An average of 80 low-income families pick up food at SOS each Tuesday, and more than 1,280 people were fed with groceries from the food bank in August.

SOS’s “consumers” have a variety of financial situations. In August, the agency served 193 people who were classified as “recently unemployed”, meaning they had lost job in the last three years. About 50 individuals were outright homeless, but Skene said many who utilize the program are there for the first time after falling behind.

He estimates over 80 percent of the agency’s consumers are from Ypsilanti or Ypsilanti Township, while the rest are mostly from Ann Arbor or western Wayne County.

Consumers are limited to four trips to SOS annually, and the agency also has a Thanksgiving turkey giveaway. SOS purchases canned goods from Food Gatherers for a relatively cheap price, and meat, produce and bread is delivered for free as it’s available.

Skene tries to balance the bags nutritionally, though he’s at the mercy of whatever is donated to Food Gatherers from local grocery stores. Food Gatherer’s deliveries arrive each Monday, and about 100 bags are pre-prepared by the volunteers and staff. When consumers arrive on Tuesday, they must provide an ID card and answer a list of questions about their personal situation.

Aside from supplying SOS’s groceries, Food Gatherers also offers grants, which accounts for part of SOS’s funding, along with donations and Federal Emergency Management Agency dollars.

But SOS is concurrently taking a hit from the other end as it receives less money following cuts to FEMA’s emergency food and shelter funding that is a main avenue of federal dollars to local food banks and shelters. Skene said he doesn't yet know what that will mean for the agency's bottom line, but they are already looking for new funding sources.

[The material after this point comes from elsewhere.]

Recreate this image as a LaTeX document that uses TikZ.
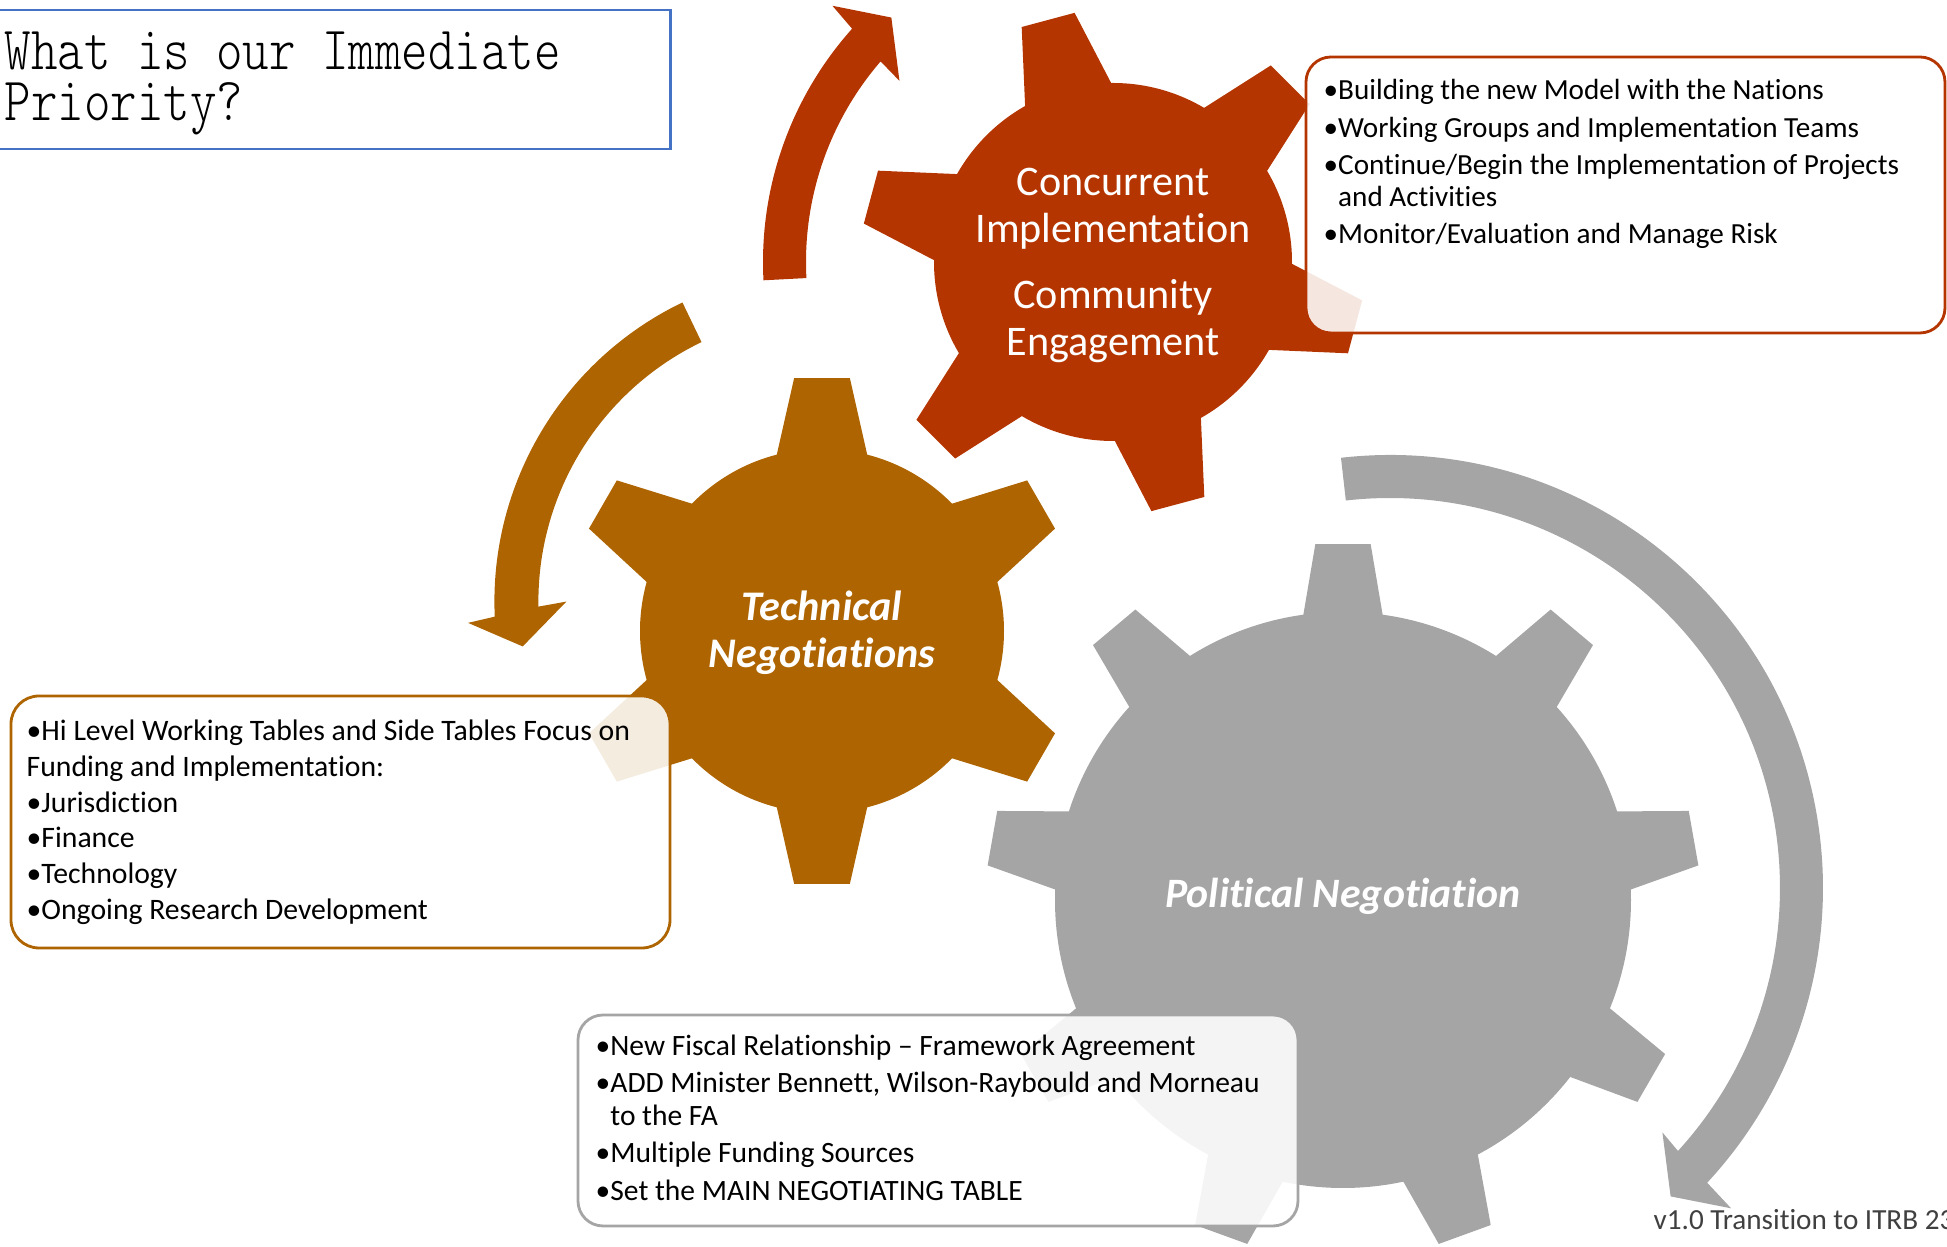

The SOS “offices” on River Street are actually a cramped home converted into a resource center for low or no-income residents. SOS also uses the home as a resource center for residents facing some degree of a housing crisis or homelessness.

On a recent Tuesday, about a dozen volunteers helped out in the home and Skene was the lone staff member managing the operation. The lack of space, time and manpower are also limiting factors, and they aren’t likely to improve as funding continues to dry up, Skene says.

Still, he says the food bank operations have been streamlined as much as possible and the program is efficient despite the constraints.

“I feel very proud of the amount of people we are able to help given our capacity, but the amount of space and time available right now doesn’t allow us to help as many people as we would like to help,” he said.

How a steady increase in the number of consumers will eventually impact SOS and Hope remains to be seen, though Burkhart and Skene are not optimistic and questioned making cuts to assistance while the economy still falters.

“These cuts are being made to people who are barely making it as is with the assistance, so once the assistance is gone it almost feels hopeless to them,” Burkhart said. "This is the last place that should receive cuts.”

Skene had similar thoughts.

"I think budgets are moral documents, and I think that they show us what our priorities are," he said. "I want to live in society where our priority is to take care of the neediest among us."

Pietrzack doesn’t rely on any state assistance, but he said he needs the assistance from Hope until he can back on his feet and praised them for their efforts.

“The clinic is a great place and I cannot say enough about it,” he said. “They welcome everyone with open arms and they’re really helping us get over that hump.”